Re: committing Suicide

I spoke to Aisha's brother. He talked to Ali. Ali told him that they are going thru financial crisis and Aisha does not help. Ali invested money in real estate and lost big times. He asked Aisha to work but she refused.Eventhough she has degree in computer sceince. Her excuse is she won't be able to work and take care of house at the same time. They filed bankrutcy which could have avoided if Aisha would have helped.
After hearing all that I could not say anything. I asked her about the suicide, she said I am not that brave to do it and I don't want to go to hell.
I feel stupid should not feel bad for any one.
Now her brother told her to help her husband because if something happens between them, she is not welcome at his place.
Let see what will happen.

Re: committing Suicide

Subhanallah! Kaisay kaisay log hotay hain is dunya mein. Effing pakis and their drama!

Re: committing Suicide

If he is in the USA, I cannot for a moment believe that he has LOST money in real estate. For the past few years anyone with any property has atleast doubled their assets if not trippled. People have overnight become millionaires just investing n real estate. The new story is hard to believe. In any case if that is the truth what the hell is this friend of yours doing lying about the reasons? Silly git. Book her the hotel room yourself now :rolleyes:

If her only concern is that she won;t be able to take care of the house while working, maybe her husband can do that home part until he recovers from his supposed loss. Vaisay at this point I don;t believe either side of the story.

Re: committing Suicide

Agreed with Femme!

He is for sure lying he probably used it for gambling.
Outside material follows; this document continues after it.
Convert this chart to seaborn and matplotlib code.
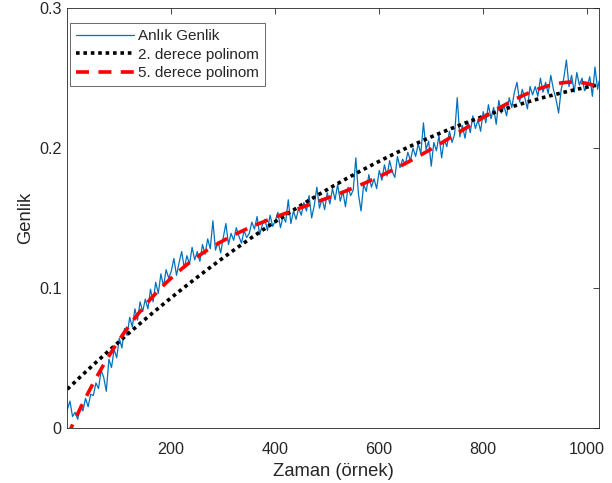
import numpy as np
import pandas as pd
import matplotlib
matplotlib.use("Agg")
import matplotlib.pyplot as plt
import seaborn as sns

# ---- data ----
sample_index = list(range(1, 1022, 5)) + [1024]
amplitude = [
    0.013, 0.019, 0.008, 0.011, 0.006, 0.016, 0.012, 0.021, 0.015, 0.024,
    0.023, 0.032, 0.028, 0.041, 0.036, 0.026, 0.049, 0.043, 0.056, 0.050,
    0.064, 0.057, 0.071, 0.066, 0.079, 0.072, 0.085, 0.077, 0.090, 0.083,
    0.092, 0.085, 0.099, 0.090, 0.104, 0.096, 0.110, 0.101, 0.113, 0.107,
    0.112, 0.121, 0.109, 0.118, 0.126, 0.114, 0.123, 0.117, 0.129, 0.120,
    0.126, 0.119, 0.131, 0.124, 0.135, 0.128, 0.148, 0.127, 0.133, 0.125,
    0.136, 0.146, 0.131, 0.139, 0.134, 0.143, 0.137, 0.132, 0.141, 0.136,
    0.139, 0.147, 0.142, 0.151, 0.138, 0.145, 0.149, 0.141, 0.152, 0.144,
    0.148, 0.154, 0.143, 0.151, 0.147, 0.163, 0.146, 0.155, 0.149, 0.157,
    0.152, 0.161, 0.155, 0.166, 0.150, 0.159, 0.172, 0.157, 0.164, 0.156,
    0.168, 0.160, 0.171, 0.163, 0.174, 0.162, 0.169, 0.158, 0.172, 0.166,
    0.170, 0.193, 0.167, 0.155, 0.174, 0.169, 0.181, 0.172, 0.178, 0.171,
    0.184, 0.177, 0.188, 0.180, 0.191, 0.183, 0.179, 0.194, 0.186, 0.192,
    0.188, 0.197, 0.191, 0.200, 0.194, 0.203, 0.196, 0.218, 0.199, 0.205,
    0.187, 0.204, 0.198, 0.209, 0.193, 0.206, 0.201, 0.212, 0.204, 0.210,
    0.236, 0.208, 0.216, 0.207, 0.219, 0.211, 0.223, 0.214, 0.220, 0.212,
    0.226, 0.218, 0.231, 0.221, 0.229, 0.217, 0.234, 0.225, 0.230, 0.223,
    0.236, 0.229, 0.240, 0.247, 0.233, 0.242, 0.236, 0.228, 0.244, 0.238,
    0.244, 0.237, 0.250, 0.240, 0.247, 0.239, 0.252, 0.242, 0.235, 0.225,
    0.242, 0.250, 0.263, 0.244, 0.252, 0.240, 0.254, 0.245, 0.250, 0.241,
    0.244, 0.251, 0.237, 0.258, 0.242, 0.248,
]
series_labels = ["Anlık Genlik", "2. derece polinom", "5. derece polinom"]
x_ticks = [200, 400, 600, 800, 1000]
y_ticks = [0, 0.1, 0.2, 0.3]
y_tick_labels = ["0", "0.1", "0.2", "0.3"]

x = np.array(sample_index, dtype=float)
y = np.array(amplitude)
xs = np.arange(1, 1025, dtype=float)
fit2 = np.polyval(np.polyfit(x, y, 2), xs)
fit5 = np.polyval(np.polyfit(x / 1024, y, 5), xs / 1024)

df_sig = pd.DataFrame({"x": x, "y": y})
df2 = pd.DataFrame({"x": xs, "y": fit2})
df5 = pd.DataFrame({"x": xs, "y": fit5})

# ---- style ----
sns.set_style("white")
plt.rcParams["font.family"] = ["Liberation Sans", "DejaVu Sans"]

fig = plt.figure(figsize=(6.12, 4.83), dpi=100)
ax = fig.add_axes([0.110, 0.1145, 0.869, 0.8685])

sns.lineplot(data=df_sig, x="x", y="y", ax=ax, color="#0072BD", lw=0.9,
             label=series_labels[0])
sns.lineplot(data=df2, x="x", y="y", ax=ax, color="black", lw=2.6,
             linestyle=(0, (1, 1.05)), label=series_labels[1])
sns.lineplot(data=df5, x="x", y="y", ax=ax, color="#FF0000", lw=2.6,
             linestyle=(0, (3.6, 2.6)), label=series_labels[2])

ax.set_xlim(1, 1024)
ax.set_ylim(0, 0.3)
ax.set_xticks(x_ticks)
ax.set_yticks(y_ticks)
ax.set_yticklabels(y_tick_labels)
ax.tick_params(direction="in", top=True, right=True, length=4, width=0.6,
               color="#262626", labelsize=11.6, labelcolor="#262626")
ax.tick_params(axis="x", pad=10.5)
ax.tick_params(axis="y", pad=4)
for s in ax.spines.values():
    s.set_color("#262626")
    s.set_linewidth(0.6)
ax.set_xlabel("Zaman (örnek)", fontsize=13.2, color="#262626", labelpad=4)
ax.set_ylabel("Genlik", fontsize=13.2, color="#262626", labelpad=4)

leg = ax.legend(loc="upper left", bbox_to_anchor=(0.005, 0.965),
                borderaxespad=0, fontsize=11, frameon=True, fancybox=False,
                handlelength=3.75, handletextpad=0.25, borderpad=0.42,
                labelspacing=0.28)
leg.get_frame().set_edgecolor("#262626")
leg.get_frame().set_linewidth(0.6)

fig.savefig("out.png", dpi=100)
You even spend 100k in real estate in 2 yearsyou are atleast guaranteed doubled in NYC atleast.

Re: committing Suicide

Femme not if you are in the Southern States, we have some family friends who have also taken a hit on real estate in Arkansas and Texas- But i see your point.

Re: committing Suicide

SJ, I am in southern state and value of property is going up everywhere. Like femme said, it is very hard to believe if someone can loose money in real estate.